My children are on summer vacation.

And every conversation I have with another adult and every status update I post on Facebook seems to be a variation on the same theme: I am slowly losing my mind from all the time together.

But that’s only part of the picture, of course. I also really like having them around for long stretches. I love the unstructured days with nowhere to go and nothing to do. Nothing except housework (me and sometimes them) and play (them and sometimes me).

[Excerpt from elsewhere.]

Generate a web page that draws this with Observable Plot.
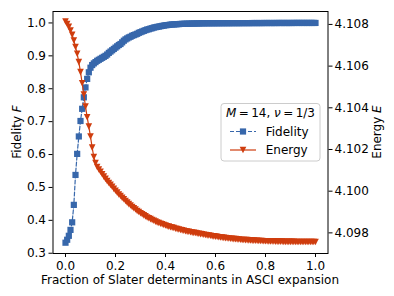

I love watching the kids interact with each other for hours on end. I love watching B.A. thrill at having his sisters around. I love seeing all the schemes and projects Y.B. comes up with to entertain her siblings. I love quietly passing time on the computer while A.N. builds block cities and solemnly narrates her activities. I love finding out that they like to lick the spoon after making pesto, just like me.

I love these children, and I love just hanging around and being their mother and discovering them without having to shuffle them through a routine. And I also miss the alone time that routine provides, the time to just do my thing without anyone pulling on my skirt.

* * *

Last night, I was walking to a café to meet my friend M. As I headed down the main street of my neighborhood, an older woman called out to me, “Kallah (bride), chamuda (cutie).” At first I didn’t realize she was trying to get my attention, since I am used to being beckoned as “Geveret (ma’am).” But I inclined toward her door, where she asked me to carry some bags for her friend, an even older woman.

This older friend and I headed to her house, she inching along Nachlaot’s uneven streets with the help of a walker, me carrying bags of melons and tomatoes. We chatted in Hebrew. She asked all sorts of questions about my life, in the Israeli fashion. I inquired minimally about hers, like a cagey American.

As we neared her home, she asked me where I was headed, and I told her I was meeting a friend for dinner.

“An American friend?” she asked.

“Yes, also a mother of young children,” I said, “so it’s very important that we take time to go out together!”

I was just making conversation, but I felt a bit silly. Here was this woman, Sephardic, a long-time resident of my neighborhood. Maybe she fled a hostile regime to come to Israel in the ‘50s. Maybe she is a scion of one of Jerusalem’s old pioneer families. In any case, she probably raised her many children with a kind of austerity and self-sacrifice that I can’t imagine. And here I am, escaping to a café just because my kids are home for the summer.

But she just said, “Oh yes, it’s very important for a young mother.”

And in truth, I don’t really know what she did for relief back in her day. Maybe she had a sister-in-law that she unburdened herself with while they hung up the laundry. Maybe she went for long walks and imagined what her life would be like when her kids were older.

* * *

I arrived late for dinner with M. We drank wine and ate food we didn’t cook and split a piece of cheesecake.  We laughed and caught each other up on our lives and let the time slip by unmeasured. And I went home happy and renewed and glad to wake up and spend the next day with my children.


Ima2seven said...

I wrote earlier this year about the conflicted emotions I experience when taking "me time". I don't know why this makes me compare myself to generations' past. Why do we do that?

I hope it was a restorative experience.

I LOVE having my kids home for the summer... but I have decided I need one while day without any contact with anyone I know at all, including my family, before I prepare for the chagim!

pam opper said...

What a lovely journey. I loved the grace in the pause you took to speak to these wise and generous women. It appears that you are giving to them and yet it is they who are the bearer of gifts. said...

Dear chaya, can't wait to be back in jerusalem, and run into you again on our morning/afternoon drop-off rounds. I loved this article which is perfect, as usual, but please no more carrying heavy bags-- I'm scared for your back!!!